▶ TASK DETAILS
Extract only the first line of the listing and every line after it up to and including the one with "plt.rcParams['font.family'] = ['Liberation". Omit the pictures.

BEGIN

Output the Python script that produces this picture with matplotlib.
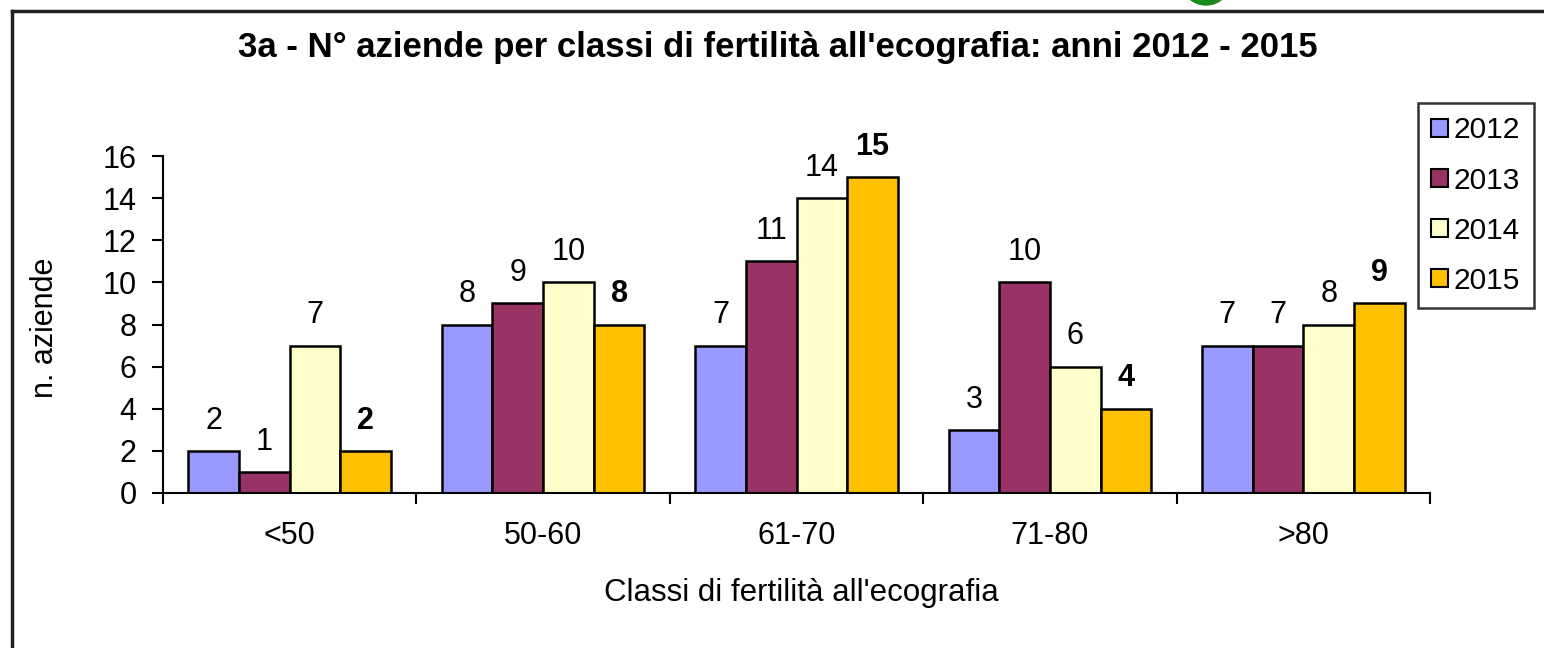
import numpy as np
import matplotlib
matplotlib.use("Agg")
import matplotlib.pyplot as plt
from matplotlib.lines import Line2D
from matplotlib.patches import Ellipse

plt.rcParams['font.family'] = ['Liberation Sans', 'DejaVu Sans']

classi = ["<50", "50-60", "61-70", "71-80", ">80"]
anni = ["2012", "2013", "2014", "2015"]
v2012 = [2, 8, 7, 3, 7]
v2013 = [1, 9, 11, 10, 7]
v2014 = [7, 10, 14, 6, 8]
v2015 = [2, 8, 15, 4, 9]
colori = ["#9999FF", "#993366", "#FFFFCC", "#FFC000"]

W, H = 1544, 648
fig = plt.figure(figsize=(W / 100, H / 100), dpi=100)
ax = fig.add_axes([163 / W, 1 - 493 / H, (1430 - 163) / W, (493 - 156) / H])

serie = [v2012, v2013, v2014, v2015]
x = np.arange(len(classi))
bw = 0.2
for k, (vals, col) in enumerate(zip(serie, colori)):
    pos = x + 0.5 + (k - 1.5) * bw
    ax.bar(pos, vals, width=bw, color=col, edgecolor="black", linewidth=1.8, label=anni[k])
    for xi, v in zip(pos, vals):
        ax.annotate(str(v), (xi, v), xytext=(0, 11), textcoords="offset points",
                    ha="center", va="bottom", fontsize=22,
                    fontweight="bold" if k == 3 else "normal")

ax.set_xlim(0, 5)
ax.set_ylim(0, 16)
ax.set_yticks(range(0, 17, 2))
ax.set_xticks(x + 0.5)
ax.set_xticklabels(classi)
ax.set_xticks(np.arange(6), minor=True)
ax.tick_params(axis="x", which="major", length=0, pad=20, labelsize=22)
ax.tick_params(axis="x", which="minor", length=8, width=1.5, direction="out")
ax.tick_params(axis="y", length=8, width=1.5, direction="out", labelsize=22, pad=11)
for s in ["top", "right"]:
    ax.spines[s].set_visible(False)
for s in ["left", "bottom"]:
    ax.spines[s].set_linewidth(1.5)

fig.text(778 / W, 1 - 48 / H, "3a - N° aziende per classi di fertilità all'ecografia: anni 2012 - 2015",
         ha="center", va="center", fontsize=25, fontweight="bold")
fig.text(45 / W, 1 - 328 / H, "n. aziende", rotation=90, ha="center", va="center", fontsize=22)
fig.text(801 / W, 1 - 593 / H, "Classi di fertilità all'ecografia", ha="center", va="center",
         fontsize=22.5)

handles = [plt.Rectangle((0, 0), 1, 1, facecolor=c, edgecolor="black", linewidth=1.5) for c in colori]
leg = fig.legend(handles, anni, loc="upper left", bbox_to_anchor=(1418 / W, 1 - 103 / H),
                 fontsize=21.5, frameon=True, fancybox=False, handlelength=0.55, handleheight=0.55,
                 handletextpad=0.2, labelspacing=0.74, borderpad=0.45, borderaxespad=0)
leg.get_frame().set_edgecolor("black")
leg.get_frame().set_linewidth(1.8)

# outer frame of the chart
fig.add_artist(Line2D([12 / W, 1], [1 - 11 / H, 1 - 11 / H], color="#222222", linewidth=2.5))
fig.add_artist(Line2D([12 / W, 12 / W], [0, 1 - 11 / H], color="#222222", linewidth=2.5))
fig.add_artist(Ellipse((1206 / W, 1 + 20 / H), 50 / W, 50 / H, transform=fig.transFigure,
                       color="#1a8a1a"))

fig.savefig("out.png", dpi=100)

END

▶ TASK OUTPUT
Output the Python script that produces this picture with matplotlib.
import numpy as np
import matplotlib
matplotlib.use("Agg")
import matplotlib.pyplot as plt
from matplotlib.lines import Line2D
from matplotlib.patches import Ellipse

plt.rcParams['font.family'] = ['Liberation Sans', 'DejaVu Sans']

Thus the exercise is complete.